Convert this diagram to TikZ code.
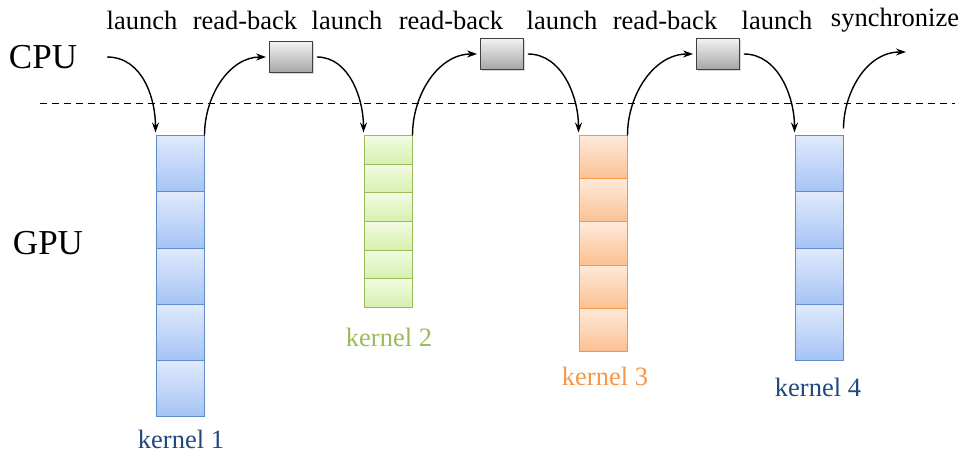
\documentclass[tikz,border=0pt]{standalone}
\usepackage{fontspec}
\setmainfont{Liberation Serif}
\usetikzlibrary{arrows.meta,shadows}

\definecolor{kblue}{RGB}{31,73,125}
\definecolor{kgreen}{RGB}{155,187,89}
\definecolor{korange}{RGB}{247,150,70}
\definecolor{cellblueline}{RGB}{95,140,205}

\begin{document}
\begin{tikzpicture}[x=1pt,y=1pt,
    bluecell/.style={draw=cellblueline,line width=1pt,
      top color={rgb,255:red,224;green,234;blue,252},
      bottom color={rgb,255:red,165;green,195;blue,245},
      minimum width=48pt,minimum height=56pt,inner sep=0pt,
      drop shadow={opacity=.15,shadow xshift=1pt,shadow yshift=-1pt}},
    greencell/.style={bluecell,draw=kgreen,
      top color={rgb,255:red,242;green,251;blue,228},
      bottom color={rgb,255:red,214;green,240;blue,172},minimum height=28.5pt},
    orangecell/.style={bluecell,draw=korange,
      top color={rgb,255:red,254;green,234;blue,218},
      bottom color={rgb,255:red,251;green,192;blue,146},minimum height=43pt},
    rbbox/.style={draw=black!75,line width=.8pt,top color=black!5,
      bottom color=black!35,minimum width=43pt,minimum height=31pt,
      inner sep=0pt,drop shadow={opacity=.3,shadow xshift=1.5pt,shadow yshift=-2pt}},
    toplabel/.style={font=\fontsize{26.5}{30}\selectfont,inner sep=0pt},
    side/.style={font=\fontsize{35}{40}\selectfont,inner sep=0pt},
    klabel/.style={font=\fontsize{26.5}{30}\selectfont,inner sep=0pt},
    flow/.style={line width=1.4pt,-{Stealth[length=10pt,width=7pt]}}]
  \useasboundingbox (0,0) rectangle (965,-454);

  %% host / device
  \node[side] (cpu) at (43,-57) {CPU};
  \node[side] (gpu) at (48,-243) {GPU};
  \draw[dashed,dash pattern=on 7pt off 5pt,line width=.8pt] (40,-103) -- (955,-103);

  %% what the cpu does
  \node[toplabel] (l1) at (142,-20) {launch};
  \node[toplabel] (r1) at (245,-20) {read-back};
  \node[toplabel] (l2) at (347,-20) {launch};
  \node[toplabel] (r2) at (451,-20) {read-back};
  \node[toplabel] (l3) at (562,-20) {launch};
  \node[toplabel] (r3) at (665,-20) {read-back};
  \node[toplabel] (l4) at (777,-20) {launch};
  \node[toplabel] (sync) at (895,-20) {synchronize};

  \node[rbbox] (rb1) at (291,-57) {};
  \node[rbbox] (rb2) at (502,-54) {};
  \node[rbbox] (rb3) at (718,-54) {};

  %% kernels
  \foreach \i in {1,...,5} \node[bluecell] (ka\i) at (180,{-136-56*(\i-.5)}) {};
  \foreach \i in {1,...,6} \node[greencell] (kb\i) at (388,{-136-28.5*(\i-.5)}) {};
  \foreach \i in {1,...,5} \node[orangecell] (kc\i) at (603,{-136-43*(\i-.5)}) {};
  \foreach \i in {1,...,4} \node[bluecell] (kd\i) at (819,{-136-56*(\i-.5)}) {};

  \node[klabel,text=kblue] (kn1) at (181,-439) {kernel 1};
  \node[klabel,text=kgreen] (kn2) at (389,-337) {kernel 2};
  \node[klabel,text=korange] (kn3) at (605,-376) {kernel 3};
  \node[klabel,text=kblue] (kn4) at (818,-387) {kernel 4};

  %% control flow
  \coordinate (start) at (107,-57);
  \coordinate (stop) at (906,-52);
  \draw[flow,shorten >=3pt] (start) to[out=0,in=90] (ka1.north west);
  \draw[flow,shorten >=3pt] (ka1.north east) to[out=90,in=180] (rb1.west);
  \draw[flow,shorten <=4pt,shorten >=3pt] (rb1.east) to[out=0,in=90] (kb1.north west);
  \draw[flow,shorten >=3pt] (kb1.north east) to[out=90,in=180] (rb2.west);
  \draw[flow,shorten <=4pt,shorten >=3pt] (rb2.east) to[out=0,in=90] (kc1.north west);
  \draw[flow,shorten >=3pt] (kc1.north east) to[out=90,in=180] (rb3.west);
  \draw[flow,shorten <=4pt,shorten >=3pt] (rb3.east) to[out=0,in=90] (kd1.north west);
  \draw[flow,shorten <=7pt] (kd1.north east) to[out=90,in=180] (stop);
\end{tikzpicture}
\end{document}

——————————

Instructions to follow
In this exercise, set down all of the data exactly, without the pictures.

Task answer
Convert this diagram to TikZ code.
\documentclass[tikz,border=0pt]{standalone}
\usepackage{fontspec}
\setmainfont{Liberation Serif}
\usetikzlibrary{arrows.meta,shadows}

\definecolor{kblue}{RGB}{31,73,125}
\definecolor{kgreen}{RGB}{155,187,89}
\definecolor{korange}{RGB}{247,150,70}
\definecolor{cellblueline}{RGB}{95,140,205}

\begin{document}
\begin{tikzpicture}[x=1pt,y=1pt,
    bluecell/.style={draw=cellblueline,line width=1pt,
      top color={rgb,255:red,224;green,234;blue,252},
      bottom color={rgb,255:red,165;green,195;blue,245},
      minimum width=48pt,minimum height=56pt,inner sep=0pt,
      drop shadow={opacity=.15,shadow xshift=1pt,shadow yshift=-1pt}},
    greencell/.style={bluecell,draw=kgreen,
      top color={rgb,255:red,242;green,251;blue,228},
      bottom color={rgb,255:red,214;green,240;blue,172},minimum height=28.5pt},
    orangecell/.style={bluecell,draw=korange,
      top color={rgb,255:red,254;green,234;blue,218},
      bottom color={rgb,255:red,251;green,192;blue,146},minimum height=43pt},
    rbbox/.style={draw=black!75,line width=.8pt,top color=black!5,
      bottom color=black!35,minimum width=43pt,minimum height=31pt,
      inner sep=0pt,drop shadow={opacity=.3,shadow xshift=1.5pt,shadow yshift=-2pt}},
    toplabel/.style={font=\fontsize{26.5}{30}\selectfont,inner sep=0pt},
    side/.style={font=\fontsize{35}{40}\selectfont,inner sep=0pt},
    klabel/.style={font=\fontsize{26.5}{30}\selectfont,inner sep=0pt},
    flow/.style={line width=1.4pt,-{Stealth[length=10pt,width=7pt]}}]
  \useasboundingbox (0,0) rectangle (965,-454);

  %% host / device
  \node[side] (cpu) at (43,-57) {CPU};
  \node[side] (gpu) at (48,-243) {GPU};
  \draw[dashed,dash pattern=on 7pt off 5pt,line width=.8pt] (40,-103) -- (955,-103);

  %% what the cpu does
  \node[toplabel] (l1) at (142,-20) {launch};
  \node[toplabel] (r1) at (245,-20) {read-back};
  \node[toplabel] (l2) at (347,-20) {launch};
  \node[toplabel] (r2) at (451,-20) {read-back};
  \node[toplabel] (l3) at (562,-20) {launch};
  \node[toplabel] (r3) at (665,-20) {read-back};
  \node[toplabel] (l4) at (777,-20) {launch};
  \node[toplabel] (sync) at (895,-20) {synchronize};

  \node[rbbox] (rb1) at (291,-57) {};
  \node[rbbox] (rb2) at (502,-54) {};
  \node[rbbox] (rb3) at (718,-54) {};

  %% kernels
  \foreach \i in {1,...,5} \node[bluecell] (ka\i) at (180,{-136-56*(\i-.5)}) {};
  \foreach \i in {1,...,6} \node[greencell] (kb\i) at (388,{-136-28.5*(\i-.5)}) {};
  \foreach \i in {1,...,5} \node[orangecell] (kc\i) at (603,{-136-43*(\i-.5)}) {};
  \foreach \i in {1,...,4} \node[bluecell] (kd\i) at (819,{-136-56*(\i-.5)}) {};

  \node[klabel,text=kblue] (kn1) at (181,-439) {kernel 1};
  \node[klabel,text=kgreen] (kn2) at (389,-337) {kernel 2};
  \node[klabel,text=korange] (kn3) at (605,-376) {kernel 3};
  \node[klabel,text=kblue] (kn4) at (818,-387) {kernel 4};

  %% control flow
  \coordinate (start) at (107,-57);
  \coordinate (stop) at (906,-52);
  \draw[flow,shorten >=3pt] (start) to[out=0,in=90] (ka1.north west);
  \draw[flow,shorten >=3pt] (ka1.north east) to[out=90,in=180] (rb1.west);
  \draw[flow,shorten <=4pt,shorten >=3pt] (rb1.east) to[out=0,in=90] (kb1.north west);
  \draw[flow,shorten >=3pt] (kb1.north east) to[out=90,in=180] (rb2.west);
  \draw[flow,shorten <=4pt,shorten >=3pt] (rb2.east) to[out=0,in=90] (kc1.north west);
  \draw[flow,shorten >=3pt] (kc1.north east) to[out=90,in=180] (rb3.west);
  \draw[flow,shorten <=4pt,shorten >=3pt] (rb3.east) to[out=0,in=90] (kd1.north west);
  \draw[flow,shorten <=7pt] (kd1.north east) to[out=90,in=180] (stop);
\end{tikzpicture}
\end{document}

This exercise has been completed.